== Directive ==
Look through the lines below and extract each one that contains "matplotlib".

== Supplied material ==
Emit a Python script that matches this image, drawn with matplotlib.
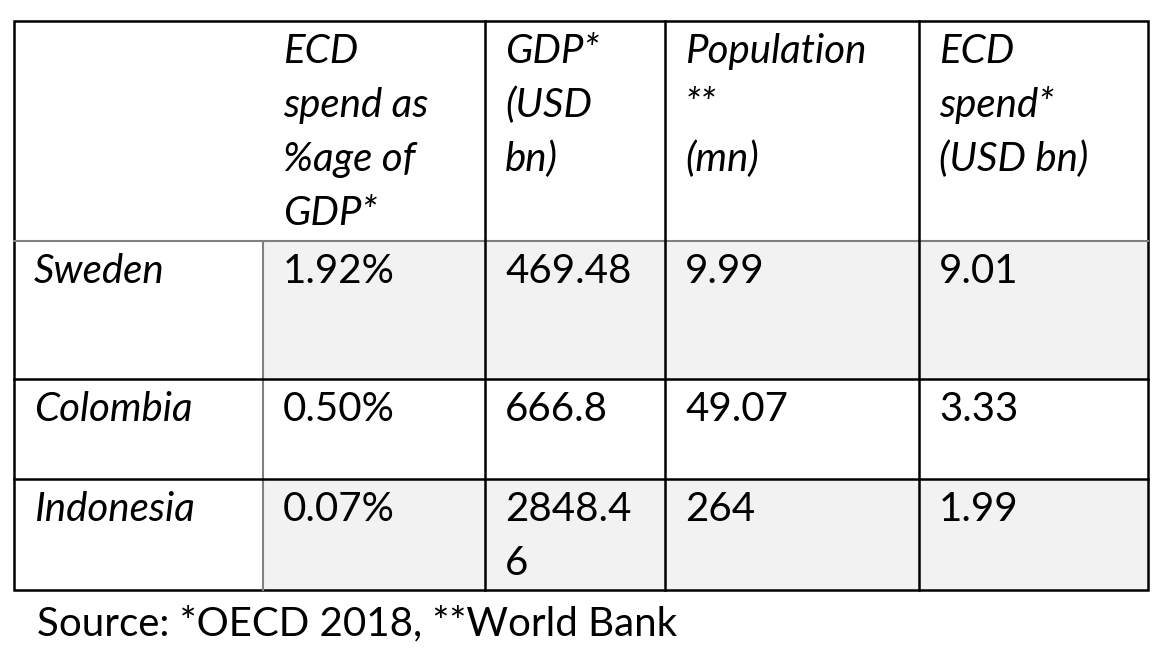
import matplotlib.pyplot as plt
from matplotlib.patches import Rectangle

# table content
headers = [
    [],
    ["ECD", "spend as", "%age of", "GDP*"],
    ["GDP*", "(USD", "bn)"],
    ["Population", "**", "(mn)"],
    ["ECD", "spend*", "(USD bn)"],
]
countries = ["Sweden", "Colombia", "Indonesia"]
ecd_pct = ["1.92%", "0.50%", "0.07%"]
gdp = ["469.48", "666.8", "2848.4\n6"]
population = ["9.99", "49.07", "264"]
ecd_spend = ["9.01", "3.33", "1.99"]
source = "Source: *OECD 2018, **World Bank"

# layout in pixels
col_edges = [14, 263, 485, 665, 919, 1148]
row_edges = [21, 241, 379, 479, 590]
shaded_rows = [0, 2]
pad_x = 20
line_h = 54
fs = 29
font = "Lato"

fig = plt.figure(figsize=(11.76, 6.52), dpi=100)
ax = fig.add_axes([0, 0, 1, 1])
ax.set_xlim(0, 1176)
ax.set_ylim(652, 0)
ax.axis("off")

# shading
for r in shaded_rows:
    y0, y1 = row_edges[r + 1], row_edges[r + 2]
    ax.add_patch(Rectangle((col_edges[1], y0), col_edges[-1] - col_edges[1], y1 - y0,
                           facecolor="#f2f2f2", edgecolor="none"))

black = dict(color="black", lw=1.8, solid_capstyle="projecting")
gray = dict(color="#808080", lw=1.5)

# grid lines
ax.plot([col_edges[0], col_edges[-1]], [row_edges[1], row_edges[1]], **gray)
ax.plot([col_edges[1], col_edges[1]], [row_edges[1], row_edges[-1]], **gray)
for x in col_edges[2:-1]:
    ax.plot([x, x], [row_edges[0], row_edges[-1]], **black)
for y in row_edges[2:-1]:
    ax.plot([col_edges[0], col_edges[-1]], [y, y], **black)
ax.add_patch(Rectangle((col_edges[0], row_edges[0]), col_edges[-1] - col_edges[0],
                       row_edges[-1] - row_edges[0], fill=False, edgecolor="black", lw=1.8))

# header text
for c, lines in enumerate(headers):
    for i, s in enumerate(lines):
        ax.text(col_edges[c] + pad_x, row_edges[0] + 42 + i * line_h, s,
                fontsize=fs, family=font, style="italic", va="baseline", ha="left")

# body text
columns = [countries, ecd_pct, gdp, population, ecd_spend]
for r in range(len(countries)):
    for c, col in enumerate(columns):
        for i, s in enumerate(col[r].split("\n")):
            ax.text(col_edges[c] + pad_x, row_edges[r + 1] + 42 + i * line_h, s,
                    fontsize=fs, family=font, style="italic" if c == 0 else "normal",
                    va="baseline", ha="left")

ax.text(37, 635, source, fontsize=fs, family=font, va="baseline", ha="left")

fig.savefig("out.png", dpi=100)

== Full answer ==
Emit a Python script that matches this image, drawn with matplotlib.
import matplotlib.pyplot as plt
from matplotlib.patches import Rectangle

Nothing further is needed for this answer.